According to the police report, Olsen told Jeff Forck of the Columbia Police Department that access to the information was limited to only five people: Fire Chief Steve Paulsell; former Assistant Chief Sharon Curry; Ken Hines, a fire district employee who is on leave and serving with the Coast Guard; and Rob Brown and Bruce Piringer, who were fired from the district in August 2005.

Olsen said he didn’t question Brown and Piringer about the missing documents.

“It wasn’t until later that we felt that maybe they might have been taken by someone,” he said. “To go ask them where (the documents) were would be almost accusatory. They were no longer members of the fire district.”

Piringer said restricted documents were kept in three places at the fire district: Curry’s office, a walk-in safe and locked cabinets in what he called the copy room. He said he knew of no other storage facilities.

Piringer said Curry’s office was restricted only to Curry, Paulsell and possibly the bookkeeper, Andrea Meinhart, who resigned last summer.

Piringer also said he did not have general access to the walk-in safe.

“The only access I had, somebody else had to open up that safe for me to get into it,” he said.

However, Piringer said, the copy room was open to “just about anybody.”

Olsen said the documents were already missing when the grant and an allegation that he falsified federal documents related to the grant were the subject of an FBI investigation. Olsen said the FBI told the fire district that “they saw no issues (with the fire district) and weren’t going to pursue it any further.”

But Jeff Lanza of the FBI said an investigation into the district was ongoing, although he would not be specific about what was being investigated.

The police investigation of the missing documents was prompted by an open records — or “Sunshine Law” — request filed by the Missourian in January, representatives of the Columbia Police Department and the fire district said.

On Jan. 16, a request was sent to the fire district from the Missourian asking for three documents. One of the documents requested was a final evaluation report for the technology grant.

The Missourian has been looking into how the fire district spent the $168,745 awarded to the district by the Commerce Department.

When the specific request was made, Olsen said he surmised that the documents probably had been stolen and given to the Missourian because the information in the request was so specific.

But the Missourian found the information online through a Google search of the grant program’s name. The results of that search indicated that it had since been renamed the Technology Opportunities Program. Another Google search yielded the TOP site, which had a grants database containing the first eight pages of the fire district’s grant evaluation report. A PDF file of those pages was online at ntiaotiant2.ntia.doc.gov/top/docs/eval/pdf/296098008e.pdf.

The Sunshine request was then made to obtain the rest of the 33-page document.

On Thursday, Olsen said he was unaware the documents were available online.

Jeff Forck of the Columbia Police Department began looking into the matter and called the Missourian.

Forck said a number of people were under investigation in connection with the missing documents but would not disclose who they were.
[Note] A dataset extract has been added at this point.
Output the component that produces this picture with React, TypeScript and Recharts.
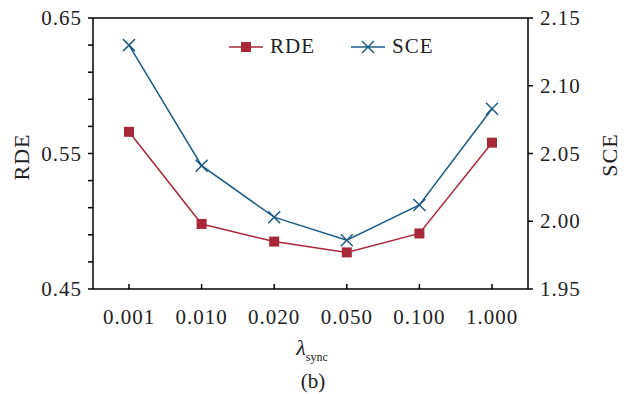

He said the newspaper was not suspected of stealing the documents.

The other documents the fire district was asked to give the Missourian in the Jan. 16 request were a copy of Fire Chief Steve Paulsell’s employment contract and copies of the canceled checks used to pay for the Perseverance Endowment statue that stands in front of fire district headquarters.

None of the requested documents has been provided.

According to the Missouri Sunshine Law, publicly funded agencies must respond to such a request within three business days.

Jean Maneke, legal counsel for the Missouri Press Association, said that when a public institution can’t fulfill a request within that time period, it must give a date by which the records will be provided.

Fire district Division Chief Gale Blomenkamp responded to the initial request with a letter from Curry, who also served as the custodian of records. The letter said that Curry was out of town and would respond to the request when she returned on Jan. 29.

After Curry’s resignation on Feb. 9, the Missourian informed Blomenkamp that the Open Records request was pending. Blomenkamp responded in an e-mail: “As a result of Chief Curry’s resignation, we are short staffed and will fill your request as time permits.”

A public institution must maintain a custodian of records, Maneke said.

“The law says that there must be a custodian of records,” she said. “They always, at any point in time, have to have a keeper of records.”

The law does not say how long that position can be left vacant.

The fire district’s attorney, Jeff Parshall, said he wasn’t sure of the specific law.

“I’m not saying (having no custodian of records) is a violation of the Sunshine Law,” Parshall said. “I haven’t looked at that particular matter. And the board is in the process of filling the position.”

Fire board member John Gordon said he didn’t know when the fire district would have a new custodian of records. “We’re still looking at those job descriptions” to replace Curry, he said.